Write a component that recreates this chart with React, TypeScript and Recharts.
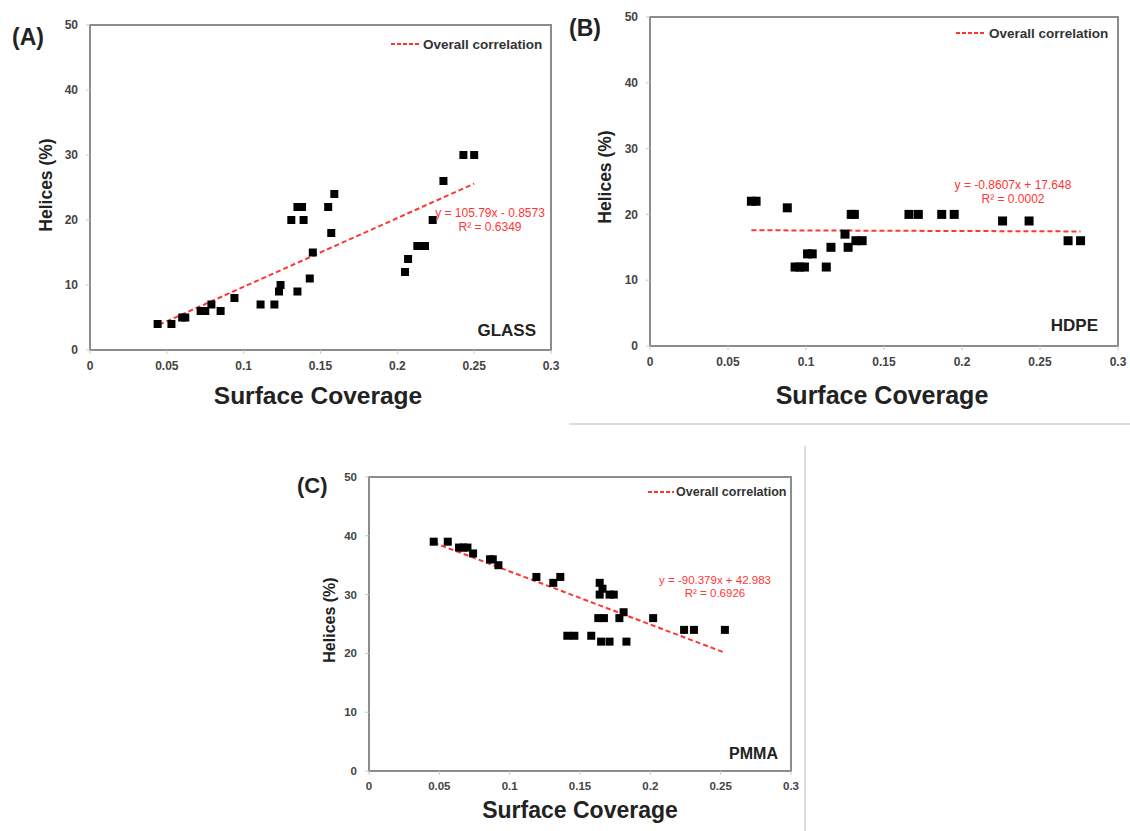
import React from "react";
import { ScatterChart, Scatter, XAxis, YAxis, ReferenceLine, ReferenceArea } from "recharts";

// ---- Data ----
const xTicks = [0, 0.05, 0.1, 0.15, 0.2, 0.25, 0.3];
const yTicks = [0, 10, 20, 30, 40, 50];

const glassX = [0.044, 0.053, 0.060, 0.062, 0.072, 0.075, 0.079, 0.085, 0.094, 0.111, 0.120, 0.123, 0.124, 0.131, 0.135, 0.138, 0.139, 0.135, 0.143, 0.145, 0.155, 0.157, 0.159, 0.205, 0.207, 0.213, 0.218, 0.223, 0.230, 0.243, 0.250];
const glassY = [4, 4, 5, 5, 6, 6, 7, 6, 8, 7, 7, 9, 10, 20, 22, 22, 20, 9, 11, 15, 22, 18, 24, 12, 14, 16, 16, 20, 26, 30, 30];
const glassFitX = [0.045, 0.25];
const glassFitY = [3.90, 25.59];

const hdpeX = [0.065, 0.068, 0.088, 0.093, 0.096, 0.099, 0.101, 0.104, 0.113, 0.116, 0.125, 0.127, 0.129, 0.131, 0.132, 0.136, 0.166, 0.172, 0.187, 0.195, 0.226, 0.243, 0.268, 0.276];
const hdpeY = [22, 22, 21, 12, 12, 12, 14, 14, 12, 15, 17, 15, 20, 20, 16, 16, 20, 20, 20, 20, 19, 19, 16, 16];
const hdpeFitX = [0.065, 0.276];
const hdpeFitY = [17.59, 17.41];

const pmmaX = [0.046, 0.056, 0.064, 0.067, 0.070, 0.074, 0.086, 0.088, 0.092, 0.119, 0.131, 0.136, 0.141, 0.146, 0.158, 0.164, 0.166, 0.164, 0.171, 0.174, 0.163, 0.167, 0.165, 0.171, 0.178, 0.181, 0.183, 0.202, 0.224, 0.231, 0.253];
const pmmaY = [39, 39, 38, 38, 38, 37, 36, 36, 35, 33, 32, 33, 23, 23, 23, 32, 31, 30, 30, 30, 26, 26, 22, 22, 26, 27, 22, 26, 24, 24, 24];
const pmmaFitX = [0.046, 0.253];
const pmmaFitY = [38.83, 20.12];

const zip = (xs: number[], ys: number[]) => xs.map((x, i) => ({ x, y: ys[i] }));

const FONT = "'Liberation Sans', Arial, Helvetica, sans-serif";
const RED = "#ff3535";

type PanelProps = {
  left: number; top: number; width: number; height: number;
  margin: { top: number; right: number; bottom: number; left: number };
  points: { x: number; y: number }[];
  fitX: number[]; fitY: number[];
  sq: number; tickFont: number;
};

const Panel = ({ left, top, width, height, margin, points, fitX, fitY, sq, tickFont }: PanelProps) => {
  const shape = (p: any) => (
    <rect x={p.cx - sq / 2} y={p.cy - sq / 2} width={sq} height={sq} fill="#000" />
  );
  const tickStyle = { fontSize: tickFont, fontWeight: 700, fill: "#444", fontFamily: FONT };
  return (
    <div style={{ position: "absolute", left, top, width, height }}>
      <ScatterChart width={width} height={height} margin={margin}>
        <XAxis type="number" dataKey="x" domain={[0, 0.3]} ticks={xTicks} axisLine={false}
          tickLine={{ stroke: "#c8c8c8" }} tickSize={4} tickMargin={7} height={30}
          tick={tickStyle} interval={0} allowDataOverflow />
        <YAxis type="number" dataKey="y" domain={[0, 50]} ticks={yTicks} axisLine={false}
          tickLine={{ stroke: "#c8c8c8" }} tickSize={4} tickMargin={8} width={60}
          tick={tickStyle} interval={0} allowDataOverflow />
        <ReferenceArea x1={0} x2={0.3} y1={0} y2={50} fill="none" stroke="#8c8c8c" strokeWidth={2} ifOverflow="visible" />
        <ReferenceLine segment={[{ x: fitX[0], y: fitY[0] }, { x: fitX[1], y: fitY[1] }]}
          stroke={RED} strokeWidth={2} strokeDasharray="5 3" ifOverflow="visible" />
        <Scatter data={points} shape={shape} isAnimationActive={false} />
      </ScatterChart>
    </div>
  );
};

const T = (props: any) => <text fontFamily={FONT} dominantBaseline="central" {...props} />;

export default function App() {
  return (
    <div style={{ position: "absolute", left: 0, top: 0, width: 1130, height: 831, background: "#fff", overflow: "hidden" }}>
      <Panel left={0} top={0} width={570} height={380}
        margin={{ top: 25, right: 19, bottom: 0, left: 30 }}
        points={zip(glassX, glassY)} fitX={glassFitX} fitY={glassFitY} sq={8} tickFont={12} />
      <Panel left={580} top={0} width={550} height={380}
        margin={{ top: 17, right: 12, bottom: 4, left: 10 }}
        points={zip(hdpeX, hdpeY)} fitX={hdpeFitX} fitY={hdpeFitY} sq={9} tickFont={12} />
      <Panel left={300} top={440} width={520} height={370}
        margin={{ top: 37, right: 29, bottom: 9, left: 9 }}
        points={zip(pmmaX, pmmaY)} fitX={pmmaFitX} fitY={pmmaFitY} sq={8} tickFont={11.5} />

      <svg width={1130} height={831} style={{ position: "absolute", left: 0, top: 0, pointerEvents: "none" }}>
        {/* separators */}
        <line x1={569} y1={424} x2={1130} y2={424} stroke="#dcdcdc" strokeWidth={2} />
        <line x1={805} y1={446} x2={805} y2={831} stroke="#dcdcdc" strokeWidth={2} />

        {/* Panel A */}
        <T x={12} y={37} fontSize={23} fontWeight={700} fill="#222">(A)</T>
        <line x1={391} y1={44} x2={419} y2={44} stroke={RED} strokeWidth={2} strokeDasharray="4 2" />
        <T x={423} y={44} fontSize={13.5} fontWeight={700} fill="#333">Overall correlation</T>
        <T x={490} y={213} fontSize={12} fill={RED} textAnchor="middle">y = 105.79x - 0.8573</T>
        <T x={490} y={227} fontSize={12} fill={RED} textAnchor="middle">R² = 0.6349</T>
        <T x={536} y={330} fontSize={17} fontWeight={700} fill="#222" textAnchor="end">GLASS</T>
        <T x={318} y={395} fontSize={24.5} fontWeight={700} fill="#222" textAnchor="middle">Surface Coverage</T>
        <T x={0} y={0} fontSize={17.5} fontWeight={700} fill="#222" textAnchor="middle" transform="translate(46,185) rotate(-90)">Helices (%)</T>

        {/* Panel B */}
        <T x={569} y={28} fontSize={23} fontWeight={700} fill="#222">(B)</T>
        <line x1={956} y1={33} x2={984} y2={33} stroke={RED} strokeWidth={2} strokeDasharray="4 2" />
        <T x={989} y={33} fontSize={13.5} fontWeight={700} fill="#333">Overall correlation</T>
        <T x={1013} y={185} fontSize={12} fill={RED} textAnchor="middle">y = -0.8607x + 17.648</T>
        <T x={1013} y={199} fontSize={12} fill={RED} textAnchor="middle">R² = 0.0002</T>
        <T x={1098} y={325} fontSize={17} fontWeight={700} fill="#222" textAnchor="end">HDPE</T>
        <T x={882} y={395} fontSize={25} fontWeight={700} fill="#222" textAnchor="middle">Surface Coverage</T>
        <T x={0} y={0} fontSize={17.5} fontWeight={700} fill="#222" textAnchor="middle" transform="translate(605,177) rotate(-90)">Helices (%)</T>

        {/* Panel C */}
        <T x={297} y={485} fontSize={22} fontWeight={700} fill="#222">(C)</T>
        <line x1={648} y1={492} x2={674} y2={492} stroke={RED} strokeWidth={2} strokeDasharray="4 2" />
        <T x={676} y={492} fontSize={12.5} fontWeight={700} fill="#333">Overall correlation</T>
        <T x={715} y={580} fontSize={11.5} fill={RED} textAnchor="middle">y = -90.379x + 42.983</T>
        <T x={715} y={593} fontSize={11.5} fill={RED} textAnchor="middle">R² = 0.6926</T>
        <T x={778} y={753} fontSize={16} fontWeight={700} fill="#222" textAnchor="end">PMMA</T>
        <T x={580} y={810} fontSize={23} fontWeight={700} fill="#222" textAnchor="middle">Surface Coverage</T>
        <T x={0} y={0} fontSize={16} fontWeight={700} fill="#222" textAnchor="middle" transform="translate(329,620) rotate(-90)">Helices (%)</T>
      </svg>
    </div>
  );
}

#### [Exercise requirements]
Of the lines in the data above, how many contain the word "React"? Give only that figure.

#### [The solution]
2